◆ Written exercise
Reproduce the records below in full and exactly, without their images.

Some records
#####
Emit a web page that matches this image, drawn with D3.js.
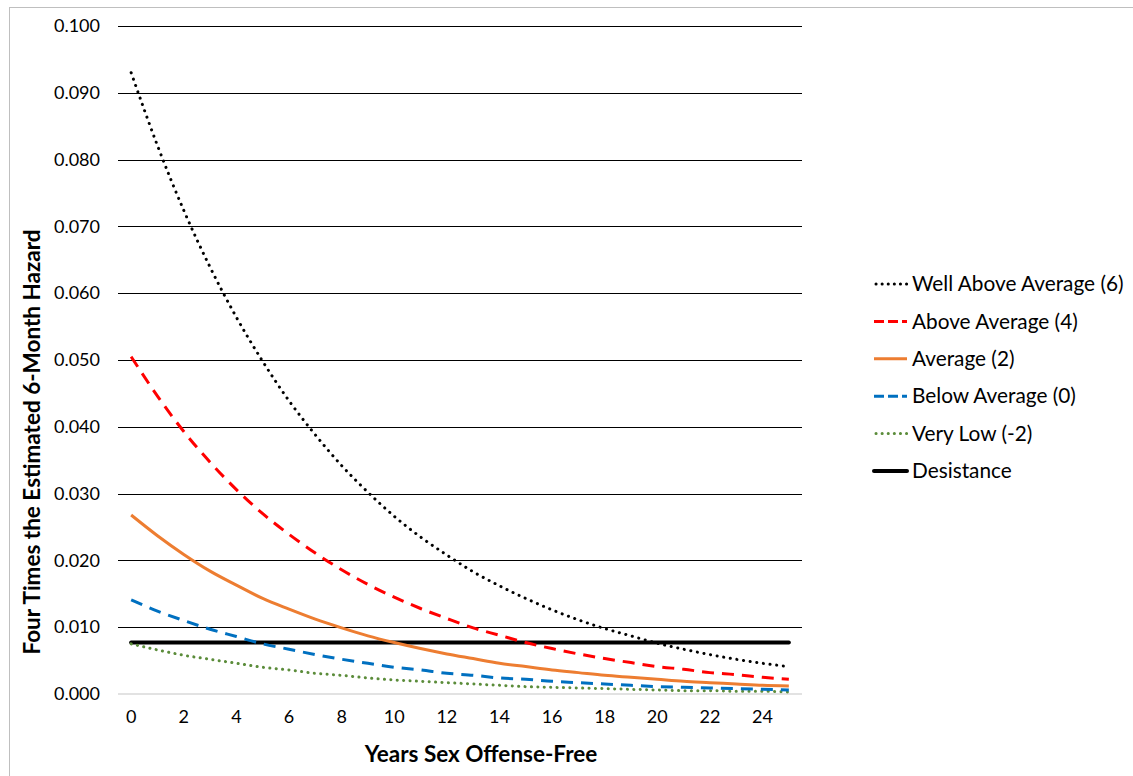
<!DOCTYPE html>
<html>
<head>
<meta charset="utf-8">
<script src="https://cdn.jsdelivr.net/npm/d3@7"></script>
<style>
  body { margin: 0; background: #fff; }
  svg { font-family: Lato, "Open Sans", sans-serif; }
</style>
</head>
<body>
<div id="chart"></div>
<script>
// years on the category axis
var years = d3.range(0, 26);

// values, one per year 0..25
var wellAbove = [0.0930, 0.0821, 0.0724, 0.0639, 0.0564, 0.0498, 0.0439, 0.0388, 0.0342, 0.0302,
  0.0266, 0.0235, 0.0208, 0.0183, 0.0162, 0.0143, 0.0126, 0.0111, 0.0098, 0.0087,
  0.0076, 0.0067, 0.0059, 0.0052, 0.0046, 0.0041];
var aboveAvg = [0.0505, 0.0446, 0.0393, 0.0347, 0.0306, 0.0270, 0.0239, 0.0211, 0.0186, 0.0164,
  0.0145, 0.0128, 0.0113, 0.0099, 0.0088, 0.0077, 0.0068, 0.0060, 0.0053, 0.0047,
  0.0041, 0.0037, 0.0032, 0.0029, 0.0025, 0.0022];
var average = [0.0268, 0.0237, 0.0209, 0.0184, 0.0163, 0.0143, 0.0127, 0.0112, 0.0099, 0.0087,
  0.0077, 0.0068, 0.0060, 0.0053, 0.0046, 0.0041, 0.0036, 0.0032, 0.0028, 0.0025,
  0.0022, 0.0019, 0.0017, 0.0015, 0.0013, 0.0012];
var belowAvg = [0.0141, 0.0124, 0.0110, 0.0097, 0.0086, 0.0075, 0.0067, 0.0059, 0.0052, 0.0046,
  0.0040, 0.0036, 0.0031, 0.0028, 0.0024, 0.0022, 0.0019, 0.0017, 0.0015, 0.0013,
  0.0011, 0.0010, 0.0009, 0.0008, 0.0007, 0.0006];
var veryLow = [0.0075, 0.0066, 0.0058, 0.0052, 0.0046, 0.0040, 0.0036, 0.0031, 0.0028, 0.0024,
  0.0021, 0.0019, 0.0017, 0.0015, 0.0013, 0.0011, 0.0010, 0.0009, 0.0008, 0.0007,
  0.0006, 0.0005, 0.0005, 0.0004, 0.0004, 0.0003];
var desistance = years.map(function () { return 0.0077; });

var yTicks = [0, 0.01, 0.02, 0.03, 0.04, 0.05, 0.06, 0.07, 0.08, 0.09, 0.1];
var xTicks = [0, 2, 4, 6, 8, 10, 12, 14, 16, 18, 20, 22, 24];

var series = [
  { name: "Well Above Average (6)", values: wellAbove, color: "#000", width: 3, dash: "0.1,6.6", cap: "round" },
  { name: "Above Average (4)", values: aboveAvg, color: "#ff0000", width: 3, dash: "12,8", cap: "butt" },
  { name: "Average (2)", values: average, color: "#ed7d31", width: 3, dash: null, cap: "butt" },
  { name: "Below Average (0)", values: belowAvg, color: "#0070c0", width: 3, dash: "12,8", cap: "butt" },
  { name: "Very Low (-2)", values: veryLow, color: "#5b8c3a", width: 3, dash: "0.1,6.3", cap: "round" },
  { name: "Desistance", values: desistance, color: "#000", width: 4, dash: null, cap: "round" }
];

var width = 1133, height = 776;
var plot = { left: 118, right: 802, top: 26, bottom: 694 };

var svg = d3.select("#chart").append("svg")
  .attr("width", width)
  .attr("height", height);

// chart frame
svg.append("rect")
  .attr("x", 9.5).attr("y", 7.5)
  .attr("width", width).attr("height", height)
  .attr("fill", "none")
  .attr("stroke", "#bfbfbf")
  .attr("stroke-width", 1);

var x = d3.scaleBand()
  .domain(years)
  .range([plot.left, plot.right]);

var xc = function (d) { return x(d) + x.bandwidth() / 2; };

var y = d3.scaleLinear()
  .domain([0, 0.1])
  .range([plot.bottom, plot.top]);

// gridlines
svg.append("g")
  .selectAll("line")
  .data(yTicks.filter(function (d) { return d > 0; }))
  .enter().append("line")
  .attr("x1", plot.left).attr("x2", plot.right)
  .attr("y1", function (d) { return Math.round(y(d)) + 0.5; })
  .attr("y2", function (d) { return Math.round(y(d)) + 0.5; })
  .attr("stroke", "#000")
  .attr("stroke-width", 1);

// y axis labels
var yAxis = d3.axisLeft(y)
  .tickValues(yTicks)
  .tickFormat(d3.format(".3f"))
  .tickSize(0)
  .tickPadding(0);

svg.append("g")
  .attr("transform", "translate(100,0)")
  .call(yAxis)
  .call(function (g) { g.select(".domain").remove(); })
  .selectAll("text")
  .attr("font-size", 18)
  .attr("font-family", "Lato, sans-serif")
  .attr("fill", "#000");

// x axis
svg.append("line")
  .attr("x1", plot.left).attr("x2", plot.right)
  .attr("y1", plot.bottom).attr("y2", plot.bottom)
  .attr("stroke", "#d9d9d9")
  .attr("stroke-width", 1.5);

var xAxis = d3.axisBottom(x)
  .tickValues(xTicks)
  .tickSize(0)
  .tickPadding(0);

svg.append("g")
  .attr("transform", "translate(0," + 710 + ")")
  .call(xAxis)
  .call(function (g) { g.select(".domain").remove(); })
  .selectAll("text")
  .attr("font-size", 18)
  .attr("font-family", "Lato, sans-serif")
  .attr("fill", "#000");

// lines
var line = d3.line()
  .x(function (d, i) { return xc(years[i]); })
  .y(function (d) { return y(d); })
  .curve(d3.curveMonotoneX);

svg.append("g")
  .selectAll("path")
  .data(series.slice().reverse())
  .enter().append("path")
  .attr("d", function (d) { return line(d.values); })
  .attr("fill", "none")
  .attr("stroke", function (d) { return d.color; })
  .attr("stroke-width", function (d) { return d.width; })
  .attr("stroke-dasharray", function (d) { return d.dash; })
  .attr("stroke-linecap", function (d) { return d.cap; });

// axis titles
svg.append("text")
  .attr("x", 481).attr("y", 762)
  .attr("text-anchor", "middle")
  .attr("font-size", 22.5)
  .attr("font-weight", "bold")
  .text("Years Sex Offense-Free");

svg.append("text")
  .attr("transform", "translate(40,442) rotate(-90)")
  .attr("text-anchor", "middle")
  .attr("font-size", 22.5)
  .attr("font-weight", "bold")
  .text("Four Times the Estimated 6-Month Hazard");

// legend
var legend = svg.append("g")
  .selectAll("g")
  .data(series)
  .enter().append("g")
  .attr("transform", function (d, i) { return "translate(874," + (284 + i * 37.4) + ")"; });

legend.append("line")
  .attr("x1", function (d) { return d.cap === "round" && d.dash ? 2 : 0; })
  .attr("x2", 33)
  .attr("stroke", function (d) { return d.color; })
  .attr("stroke-width", function (d) { return d.width; })
  .attr("stroke-dasharray", function (d) { return d.dash ? (d.cap === "round" ? "0.1,6" : "10,4") : null; })
  .attr("stroke-linecap", function (d) { return d.cap; });

legend.append("text")
  .attr("x", 38)
  .attr("dy", "0.35em")
  .attr("font-size", 20.8)
  .text(function (d) { return d.name; });
</script>
</body>
</html>
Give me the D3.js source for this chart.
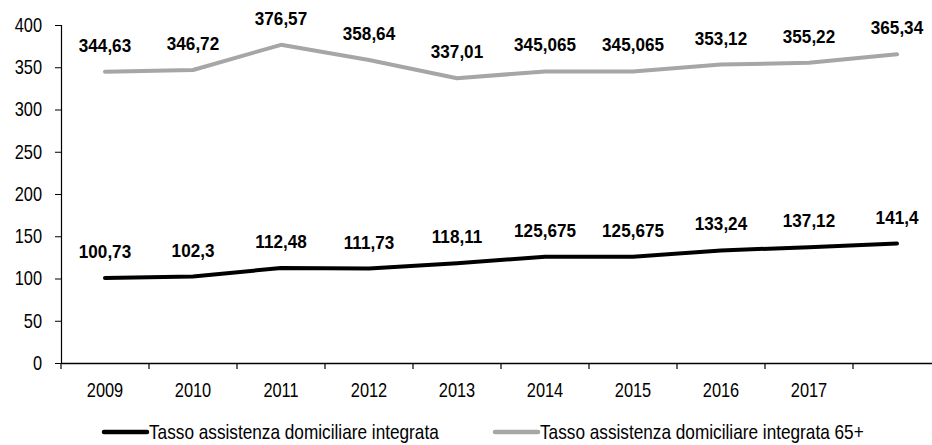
#####
◆ Response to the exercise
Emit a web page that matches this image, drawn with D3.js.
<!DOCTYPE html>
<html>
<head>
<meta charset="utf-8">
<script src="https://cdn.jsdelivr.net/npm/d3@7"></script>
<style>
  body { margin: 0; background: #fff; }
  svg { font-family: Lato, "Open Sans", sans-serif; }
</style>
</head>
<body>
<div id="chart"></div>
<script>
// years on the category axis
var years = d3.range(0, 26);

// values, one per year 0..25
var wellAbove = [0.0930, 0.0821, 0.0724, 0.0639, 0.0564, 0.0498, 0.0439, 0.0388, 0.0342, 0.0302,
  0.0266, 0.0235, 0.0208, 0.0183, 0.0162, 0.0143, 0.0126, 0.0111, 0.0098, 0.0087,
  0.0076, 0.0067, 0.0059, 0.0052, 0.0046, 0.0041];
var aboveAvg = [0.0505, 0.0446, 0.0393, 0.0347, 0.0306, 0.0270, 0.0239, 0.0211, 0.0186, 0.0164,
  0.0145, 0.0128, 0.0113, 0.0099, 0.0088, 0.0077, 0.0068, 0.0060, 0.0053, 0.0047,
  0.0041, 0.0037, 0.0032, 0.0029, 0.0025, 0.0022];
var average = [0.0268, 0.0237, 0.0209, 0.0184, 0.0163, 0.0143, 0.0127, 0.0112, 0.0099, 0.0087,
  0.0077, 0.0068, 0.0060, 0.0053, 0.0046, 0.0041, 0.0036, 0.0032, 0.0028, 0.0025,
  0.0022, 0.0019, 0.0017, 0.0015, 0.0013, 0.0012];
var belowAvg = [0.0141, 0.0124, 0.0110, 0.0097, 0.0086, 0.0075, 0.0067, 0.0059, 0.0052, 0.0046,
  0.0040, 0.0036, 0.0031, 0.0028, 0.0024, 0.0022, 0.0019, 0.0017, 0.0015, 0.0013,
  0.0011, 0.0010, 0.0009, 0.0008, 0.0007, 0.0006];
var veryLow = [0.0075, 0.0066, 0.0058, 0.0052, 0.0046, 0.0040, 0.0036, 0.0031, 0.0028, 0.0024,
  0.0021, 0.0019, 0.0017, 0.0015, 0.0013, 0.0011, 0.0010, 0.0009, 0.0008, 0.0007,
  0.0006, 0.0005, 0.0005, 0.0004, 0.0004, 0.0003];
var desistance = years.map(function () { return 0.0077; });

var yTicks = [0, 0.01, 0.02, 0.03, 0.04, 0.05, 0.06, 0.07, 0.08, 0.09, 0.1];
var xTicks = [0, 2, 4, 6, 8, 10, 12, 14, 16, 18, 20, 22, 24];

var series = [
  { name: "Well Above Average (6)", values: wellAbove, color: "#000", width: 3, dash: "0.1,6.6", cap: "round" },
  { name: "Above Average (4)", values: aboveAvg, color: "#ff0000", width: 3, dash: "12,8", cap: "butt" },
  { name: "Average (2)", values: average, color: "#ed7d31", width: 3, dash: null, cap: "butt" },
  { name: "Below Average (0)", values: belowAvg, color: "#0070c0", width: 3, dash: "12,8", cap: "butt" },
  { name: "Very Low (-2)", values: veryLow, color: "#5b8c3a", width: 3, dash: "0.1,6.3", cap: "round" },
  { name: "Desistance", values: desistance, color: "#000", width: 4, dash: null, cap: "round" }
];

var width = 1133, height = 776;
var plot = { left: 118, right: 802, top: 26, bottom: 694 };

var svg = d3.select("#chart").append("svg")
  .attr("width", width)
  .attr("height", height);

// chart frame
svg.append("rect")
  .attr("x", 9.5).attr("y", 7.5)
  .attr("width", width).attr("height", height)
  .attr("fill", "none")
  .attr("stroke", "#bfbfbf")
  .attr("stroke-width", 1);

var x = d3.scaleBand()
  .domain(years)
  .range([plot.left, plot.right]);

var xc = function (d) { return x(d) + x.bandwidth() / 2; };

var y = d3.scaleLinear()
  .domain([0, 0.1])
  .range([plot.bottom, plot.top]);

// gridlines
svg.append("g")
  .selectAll("line")
  .data(yTicks.filter(function (d) { return d > 0; }))
  .enter().append("line")
  .attr("x1", plot.left).attr("x2", plot.right)
  .attr("y1", function (d) { return Math.round(y(d)) + 0.5; })
  .attr("y2", function (d) { return Math.round(y(d)) + 0.5; })
  .attr("stroke", "#000")
  .attr("stroke-width", 1);

// y axis labels
var yAxis = d3.axisLeft(y)
  .tickValues(yTicks)
  .tickFormat(d3.format(".3f"))
  .tickSize(0)
  .tickPadding(0);

svg.append("g")
  .attr("transform", "translate(100,0)")
  .call(yAxis)
  .call(function (g) { g.select(".domain").remove(); })
  .selectAll("text")
  .attr("font-size", 18)
  .attr("font-family", "Lato, sans-serif")
  .attr("fill", "#000");

// x axis
svg.append("line")
  .attr("x1", plot.left).attr("x2", plot.right)
  .attr("y1", plot.bottom).attr("y2", plot.bottom)
  .attr("stroke", "#d9d9d9")
  .attr("stroke-width", 1.5);

var xAxis = d3.axisBottom(x)
  .tickValues(xTicks)
  .tickSize(0)
  .tickPadding(0);

svg.append("g")
  .attr("transform", "translate(0," + 710 + ")")
  .call(xAxis)
  .call(function (g) { g.select(".domain").remove(); })
  .selectAll("text")
  .attr("font-size", 18)
  .attr("font-family", "Lato, sans-serif")
  .attr("fill", "#000");

// lines
var line = d3.line()
  .x(function (d, i) { return xc(years[i]); })
  .y(function (d) { return y(d); })
  .curve(d3.curveMonotoneX);

svg.append("g")
  .selectAll("path")
  .data(series.slice().reverse())
  .enter().append("path")
  .attr("d", function (d) { return line(d.values); })
  .attr("fill", "none")
  .attr("stroke", function (d) { return d.color; })
  .attr("stroke-width", function (d) { return d.width; })
  .attr("stroke-dasharray", function (d) { return d.dash; })
  .attr("stroke-linecap", function (d) { return d.cap; });

// axis titles
svg.append("text")
  .attr("x", 481).attr("y", 762)
  .attr("text-anchor", "middle")
  .attr("font-size", 22.5)
  .attr("font-weight", "bold")
  .text("Years Sex Offense-Free");

svg.append("text")
  .attr("transform", "translate(40,442) rotate(-90)")
  .attr("text-anchor", "middle")
  .attr("font-size", 22.5)
  .attr("font-weight", "bold")
  .text("Four Times the Estimated 6-Month Hazard");

// legend
var legend = svg.append("g")
  .selectAll("g")
  .data(series)
  .enter().append("g")
  .attr("transform", function (d, i) { return "translate(874," + (284 + i * 37.4) + ")"; });

legend.append("line")
  .attr("x1", function (d) { return d.cap === "round" && d.dash ? 2 : 0; })
  .attr("x2", 33)
  .attr("stroke", function (d) { return d.color; })
  .attr("stroke-width", function (d) { return d.width; })
  .attr("stroke-dasharray", function (d) { return d.dash ? (d.cap === "round" ? "0.1,6" : "10,4") : null; })
  .attr("stroke-linecap", function (d) { return d.cap; });

legend.append("text")
  .attr("x", 38)
  .attr("dy", "0.35em")
  .attr("font-size", 20.8)
  .text(function (d) { return d.name; });
</script>
</body>
</html>
Give me the D3.js source for this chart.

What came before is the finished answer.